*Problem to solve*.
Skip the pictures. Reproduce all other material exactly.

*Data excerpt*.
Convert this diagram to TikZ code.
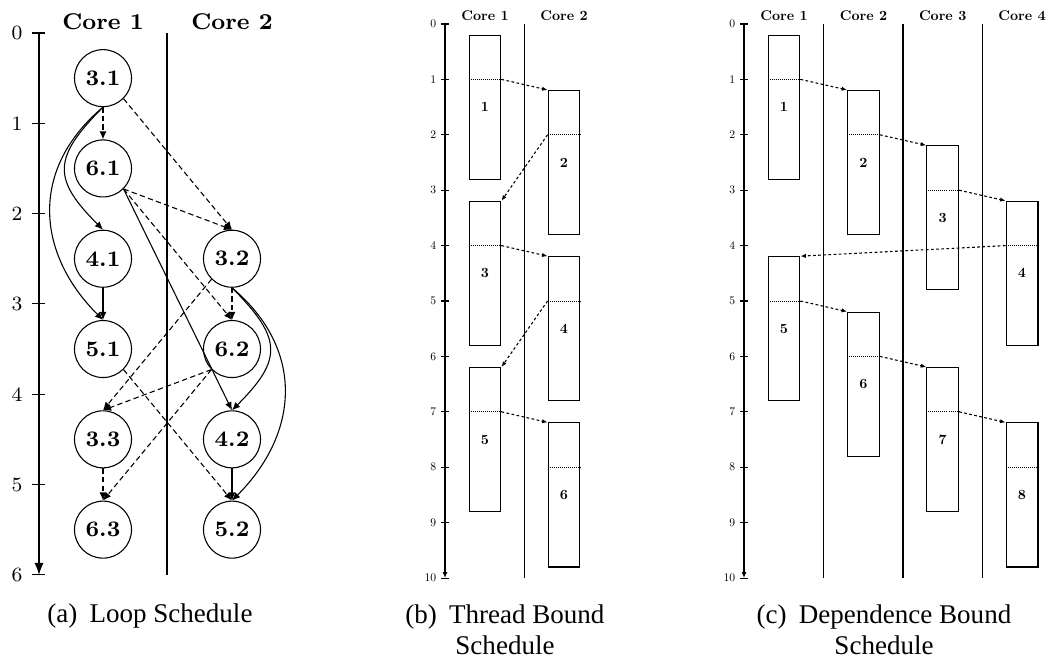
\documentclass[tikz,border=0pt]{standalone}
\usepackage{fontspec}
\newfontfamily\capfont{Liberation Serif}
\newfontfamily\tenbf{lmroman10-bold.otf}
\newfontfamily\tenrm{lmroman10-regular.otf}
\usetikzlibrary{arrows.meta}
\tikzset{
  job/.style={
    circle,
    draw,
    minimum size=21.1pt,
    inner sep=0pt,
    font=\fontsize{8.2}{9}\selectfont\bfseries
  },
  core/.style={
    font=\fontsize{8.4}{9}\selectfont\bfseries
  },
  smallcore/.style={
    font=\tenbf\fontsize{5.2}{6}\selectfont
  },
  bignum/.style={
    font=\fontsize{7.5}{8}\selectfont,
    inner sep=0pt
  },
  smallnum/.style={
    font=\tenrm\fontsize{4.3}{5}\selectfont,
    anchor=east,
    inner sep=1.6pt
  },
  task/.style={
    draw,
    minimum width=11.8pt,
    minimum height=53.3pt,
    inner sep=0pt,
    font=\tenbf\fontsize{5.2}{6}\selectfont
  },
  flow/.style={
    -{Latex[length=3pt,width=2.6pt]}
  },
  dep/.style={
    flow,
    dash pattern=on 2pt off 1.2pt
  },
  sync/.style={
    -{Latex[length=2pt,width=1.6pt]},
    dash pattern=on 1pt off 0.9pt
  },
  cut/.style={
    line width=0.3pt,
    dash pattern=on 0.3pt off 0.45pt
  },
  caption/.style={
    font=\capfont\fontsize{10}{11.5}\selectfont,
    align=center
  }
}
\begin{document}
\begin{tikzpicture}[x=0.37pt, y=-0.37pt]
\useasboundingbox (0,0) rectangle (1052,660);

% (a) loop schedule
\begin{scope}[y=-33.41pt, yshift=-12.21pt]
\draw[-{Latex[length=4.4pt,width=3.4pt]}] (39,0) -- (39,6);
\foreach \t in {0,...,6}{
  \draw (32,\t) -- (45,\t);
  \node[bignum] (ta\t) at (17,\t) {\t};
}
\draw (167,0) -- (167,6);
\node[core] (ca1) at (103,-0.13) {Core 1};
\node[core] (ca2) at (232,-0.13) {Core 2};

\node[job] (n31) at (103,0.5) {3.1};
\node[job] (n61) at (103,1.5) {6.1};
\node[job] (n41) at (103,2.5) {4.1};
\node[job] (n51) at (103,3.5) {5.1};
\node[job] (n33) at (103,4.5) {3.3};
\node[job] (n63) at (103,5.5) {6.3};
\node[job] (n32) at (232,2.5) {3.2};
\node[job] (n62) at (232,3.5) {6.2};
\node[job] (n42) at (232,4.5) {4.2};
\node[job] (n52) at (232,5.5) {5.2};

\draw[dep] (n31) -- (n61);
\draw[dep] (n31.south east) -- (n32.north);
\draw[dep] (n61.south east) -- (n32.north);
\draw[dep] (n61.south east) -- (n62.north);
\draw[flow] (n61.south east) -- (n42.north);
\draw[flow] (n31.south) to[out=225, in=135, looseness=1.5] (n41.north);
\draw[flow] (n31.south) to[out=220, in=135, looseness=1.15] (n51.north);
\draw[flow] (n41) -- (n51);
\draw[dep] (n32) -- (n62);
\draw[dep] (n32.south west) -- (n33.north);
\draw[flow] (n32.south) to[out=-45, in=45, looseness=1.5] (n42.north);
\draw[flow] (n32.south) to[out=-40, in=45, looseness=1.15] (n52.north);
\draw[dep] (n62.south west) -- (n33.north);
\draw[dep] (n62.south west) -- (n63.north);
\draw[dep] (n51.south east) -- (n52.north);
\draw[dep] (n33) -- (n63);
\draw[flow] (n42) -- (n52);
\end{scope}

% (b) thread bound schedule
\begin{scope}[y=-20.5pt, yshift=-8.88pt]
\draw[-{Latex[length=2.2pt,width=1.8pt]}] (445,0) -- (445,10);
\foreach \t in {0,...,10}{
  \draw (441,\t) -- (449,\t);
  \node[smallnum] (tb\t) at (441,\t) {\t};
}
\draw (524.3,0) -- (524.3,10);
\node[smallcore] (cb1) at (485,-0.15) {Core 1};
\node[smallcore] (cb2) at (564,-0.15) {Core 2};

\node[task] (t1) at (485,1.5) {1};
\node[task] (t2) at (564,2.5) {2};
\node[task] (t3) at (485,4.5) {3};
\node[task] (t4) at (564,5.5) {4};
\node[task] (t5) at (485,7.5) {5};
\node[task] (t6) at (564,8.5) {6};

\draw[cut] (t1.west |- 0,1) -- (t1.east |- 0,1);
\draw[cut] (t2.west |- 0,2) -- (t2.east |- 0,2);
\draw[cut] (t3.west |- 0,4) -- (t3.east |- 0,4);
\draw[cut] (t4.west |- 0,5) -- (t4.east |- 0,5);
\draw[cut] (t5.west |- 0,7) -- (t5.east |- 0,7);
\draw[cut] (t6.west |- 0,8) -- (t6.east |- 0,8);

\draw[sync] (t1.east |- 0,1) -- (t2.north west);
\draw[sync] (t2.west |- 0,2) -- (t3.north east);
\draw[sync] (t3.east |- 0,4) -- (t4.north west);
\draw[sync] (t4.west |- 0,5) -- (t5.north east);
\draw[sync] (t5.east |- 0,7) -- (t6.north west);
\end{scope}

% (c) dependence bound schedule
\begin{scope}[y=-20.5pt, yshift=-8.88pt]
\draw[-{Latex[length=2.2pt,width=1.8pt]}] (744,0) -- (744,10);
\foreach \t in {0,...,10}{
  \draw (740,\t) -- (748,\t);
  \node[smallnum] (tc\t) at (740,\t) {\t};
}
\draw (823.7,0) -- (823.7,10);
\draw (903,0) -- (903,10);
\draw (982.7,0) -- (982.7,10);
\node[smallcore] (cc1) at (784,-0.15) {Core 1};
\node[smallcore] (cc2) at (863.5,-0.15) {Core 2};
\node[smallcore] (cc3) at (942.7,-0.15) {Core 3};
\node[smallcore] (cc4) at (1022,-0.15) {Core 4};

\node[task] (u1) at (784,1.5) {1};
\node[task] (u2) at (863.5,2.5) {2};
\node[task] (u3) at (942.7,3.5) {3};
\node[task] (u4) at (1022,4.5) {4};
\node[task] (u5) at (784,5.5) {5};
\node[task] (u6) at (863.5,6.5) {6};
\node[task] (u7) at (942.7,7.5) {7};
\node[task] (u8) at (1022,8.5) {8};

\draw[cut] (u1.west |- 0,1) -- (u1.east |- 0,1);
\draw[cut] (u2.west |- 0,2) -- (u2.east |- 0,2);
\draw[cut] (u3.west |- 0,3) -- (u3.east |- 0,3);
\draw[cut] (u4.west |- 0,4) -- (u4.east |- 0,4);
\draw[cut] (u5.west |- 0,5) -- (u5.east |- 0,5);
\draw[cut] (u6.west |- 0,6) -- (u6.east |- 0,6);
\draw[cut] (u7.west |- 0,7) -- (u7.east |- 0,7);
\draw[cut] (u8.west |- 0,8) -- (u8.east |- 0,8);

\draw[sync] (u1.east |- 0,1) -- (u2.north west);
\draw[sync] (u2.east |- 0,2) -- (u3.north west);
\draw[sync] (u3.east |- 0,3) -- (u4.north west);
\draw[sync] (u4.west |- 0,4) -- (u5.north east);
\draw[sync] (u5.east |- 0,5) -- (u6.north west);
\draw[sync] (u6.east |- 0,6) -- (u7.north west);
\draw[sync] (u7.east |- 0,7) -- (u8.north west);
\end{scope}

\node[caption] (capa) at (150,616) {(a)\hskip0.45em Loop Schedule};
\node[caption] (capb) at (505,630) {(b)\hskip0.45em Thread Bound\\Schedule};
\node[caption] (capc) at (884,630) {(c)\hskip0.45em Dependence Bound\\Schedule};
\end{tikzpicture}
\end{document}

*Expected answer*.
Convert this diagram to TikZ code.
\documentclass[tikz,border=0pt]{standalone}
\usepackage{fontspec}
\newfontfamily\capfont{Liberation Serif}
\newfontfamily\tenbf{lmroman10-bold.otf}
\newfontfamily\tenrm{lmroman10-regular.otf}
\usetikzlibrary{arrows.meta}
\tikzset{
  job/.style={
    circle,
    draw,
    minimum size=21.1pt,
    inner sep=0pt,
    font=\fontsize{8.2}{9}\selectfont\bfseries
  },
  core/.style={
    font=\fontsize{8.4}{9}\selectfont\bfseries
  },
  smallcore/.style={
    font=\tenbf\fontsize{5.2}{6}\selectfont
  },
  bignum/.style={
    font=\fontsize{7.5}{8}\selectfont,
    inner sep=0pt
  },
  smallnum/.style={
    font=\tenrm\fontsize{4.3}{5}\selectfont,
    anchor=east,
    inner sep=1.6pt
  },
  task/.style={
    draw,
    minimum width=11.8pt,
    minimum height=53.3pt,
    inner sep=0pt,
    font=\tenbf\fontsize{5.2}{6}\selectfont
  },
  flow/.style={
    -{Latex[length=3pt,width=2.6pt]}
  },
  dep/.style={
    flow,
    dash pattern=on 2pt off 1.2pt
  },
  sync/.style={
    -{Latex[length=2pt,width=1.6pt]},
    dash pattern=on 1pt off 0.9pt
  },
  cut/.style={
    line width=0.3pt,
    dash pattern=on 0.3pt off 0.45pt
  },
  caption/.style={
    font=\capfont\fontsize{10}{11.5}\selectfont,
    align=center
  }
}
\begin{document}
\begin{tikzpicture}[x=0.37pt, y=-0.37pt]
\useasboundingbox (0,0) rectangle (1052,660);

% (a) loop schedule
\begin{scope}[y=-33.41pt, yshift=-12.21pt]
\draw[-{Latex[length=4.4pt,width=3.4pt]}] (39,0) -- (39,6);
\foreach \t in {0,...,6}{
  \draw (32,\t) -- (45,\t);
  \node[bignum] (ta\t) at (17,\t) {\t};
}
\draw (167,0) -- (167,6);
\node[core] (ca1) at (103,-0.13) {Core 1};
\node[core] (ca2) at (232,-0.13) {Core 2};

\node[job] (n31) at (103,0.5) {3.1};
\node[job] (n61) at (103,1.5) {6.1};
\node[job] (n41) at (103,2.5) {4.1};
\node[job] (n51) at (103,3.5) {5.1};
\node[job] (n33) at (103,4.5) {3.3};
\node[job] (n63) at (103,5.5) {6.3};
\node[job] (n32) at (232,2.5) {3.2};
\node[job] (n62) at (232,3.5) {6.2};
\node[job] (n42) at (232,4.5) {4.2};
\node[job] (n52) at (232,5.5) {5.2};

\draw[dep] (n31) -- (n61);
\draw[dep] (n31.south east) -- (n32.north);
\draw[dep] (n61.south east) -- (n32.north);
\draw[dep] (n61.south east) -- (n62.north);
\draw[flow] (n61.south east) -- (n42.north);
\draw[flow] (n31.south) to[out=225, in=135, looseness=1.5] (n41.north);
\draw[flow] (n31.south) to[out=220, in=135, looseness=1.15] (n51.north);
\draw[flow] (n41) -- (n51);
\draw[dep] (n32) -- (n62);
\draw[dep] (n32.south west) -- (n33.north);
\draw[flow] (n32.south) to[out=-45, in=45, looseness=1.5] (n42.north);
\draw[flow] (n32.south) to[out=-40, in=45, looseness=1.15] (n52.north);
\draw[dep] (n62.south west) -- (n33.north);
\draw[dep] (n62.south west) -- (n63.north);
\draw[dep] (n51.south east) -- (n52.north);
\draw[dep] (n33) -- (n63);
\draw[flow] (n42) -- (n52);
\end{scope}

% (b) thread bound schedule
\begin{scope}[y=-20.5pt, yshift=-8.88pt]
\draw[-{Latex[length=2.2pt,width=1.8pt]}] (445,0) -- (445,10);
\foreach \t in {0,...,10}{
  \draw (441,\t) -- (449,\t);
  \node[smallnum] (tb\t) at (441,\t) {\t};
}
\draw (524.3,0) -- (524.3,10);
\node[smallcore] (cb1) at (485,-0.15) {Core 1};
\node[smallcore] (cb2) at (564,-0.15) {Core 2};

\node[task] (t1) at (485,1.5) {1};
\node[task] (t2) at (564,2.5) {2};
\node[task] (t3) at (485,4.5) {3};
\node[task] (t4) at (564,5.5) {4};
\node[task] (t5) at (485,7.5) {5};
\node[task] (t6) at (564,8.5) {6};

\draw[cut] (t1.west |- 0,1) -- (t1.east |- 0,1);
\draw[cut] (t2.west |- 0,2) -- (t2.east |- 0,2);
\draw[cut] (t3.west |- 0,4) -- (t3.east |- 0,4);
\draw[cut] (t4.west |- 0,5) -- (t4.east |- 0,5);
\draw[cut] (t5.west |- 0,7) -- (t5.east |- 0,7);
\draw[cut] (t6.west |- 0,8) -- (t6.east |- 0,8);

\draw[sync] (t1.east |- 0,1) -- (t2.north west);
\draw[sync] (t2.west |- 0,2) -- (t3.north east);
\draw[sync] (t3.east |- 0,4) -- (t4.north west);
\draw[sync] (t4.west |- 0,5) -- (t5.north east);
\draw[sync] (t5.east |- 0,7) -- (t6.north west);
\end{scope}

% (c) dependence bound schedule
\begin{scope}[y=-20.5pt, yshift=-8.88pt]
\draw[-{Latex[length=2.2pt,width=1.8pt]}] (744,0) -- (744,10);
\foreach \t in {0,...,10}{
  \draw (740,\t) -- (748,\t);
  \node[smallnum] (tc\t) at (740,\t) {\t};
}
\draw (823.7,0) -- (823.7,10);
\draw (903,0) -- (903,10);
\draw (982.7,0) -- (982.7,10);
\node[smallcore] (cc1) at (784,-0.15) {Core 1};
\node[smallcore] (cc2) at (863.5,-0.15) {Core 2};
\node[smallcore] (cc3) at (942.7,-0.15) {Core 3};
\node[smallcore] (cc4) at (1022,-0.15) {Core 4};

\node[task] (u1) at (784,1.5) {1};
\node[task] (u2) at (863.5,2.5) {2};
\node[task] (u3) at (942.7,3.5) {3};
\node[task] (u4) at (1022,4.5) {4};
\node[task] (u5) at (784,5.5) {5};
\node[task] (u6) at (863.5,6.5) {6};
\node[task] (u7) at (942.7,7.5) {7};
\node[task] (u8) at (1022,8.5) {8};

\draw[cut] (u1.west |- 0,1) -- (u1.east |- 0,1);
\draw[cut] (u2.west |- 0,2) -- (u2.east |- 0,2);
\draw[cut] (u3.west |- 0,3) -- (u3.east |- 0,3);
\draw[cut] (u4.west |- 0,4) -- (u4.east |- 0,4);
\draw[cut] (u5.west |- 0,5) -- (u5.east |- 0,5);
\draw[cut] (u6.west |- 0,6) -- (u6.east |- 0,6);
\draw[cut] (u7.west |- 0,7) -- (u7.east |- 0,7);
\draw[cut] (u8.west |- 0,8) -- (u8.east |- 0,8);

\draw[sync] (u1.east |- 0,1) -- (u2.north west);
\draw[sync] (u2.east |- 0,2) -- (u3.north west);
\draw[sync] (u3.east |- 0,3) -- (u4.north west);
\draw[sync] (u4.west |- 0,4) -- (u5.north east);
\draw[sync] (u5.east |- 0,5) -- (u6.north west);
\draw[sync] (u6.east |- 0,6) -- (u7.north west);
\draw[sync] (u7.east |- 0,7) -- (u8.north west);
\end{scope}

\node[caption] (capa) at (150,616) {(a)\hskip0.45em Loop Schedule};
\node[caption] (capb) at (505,630) {(b)\hskip0.45em Thread Bound\\Schedule};
\node[caption] (capc) at (884,630) {(c)\hskip0.45em Dependence Bound\\Schedule};
\end{tikzpicture}
\end{document}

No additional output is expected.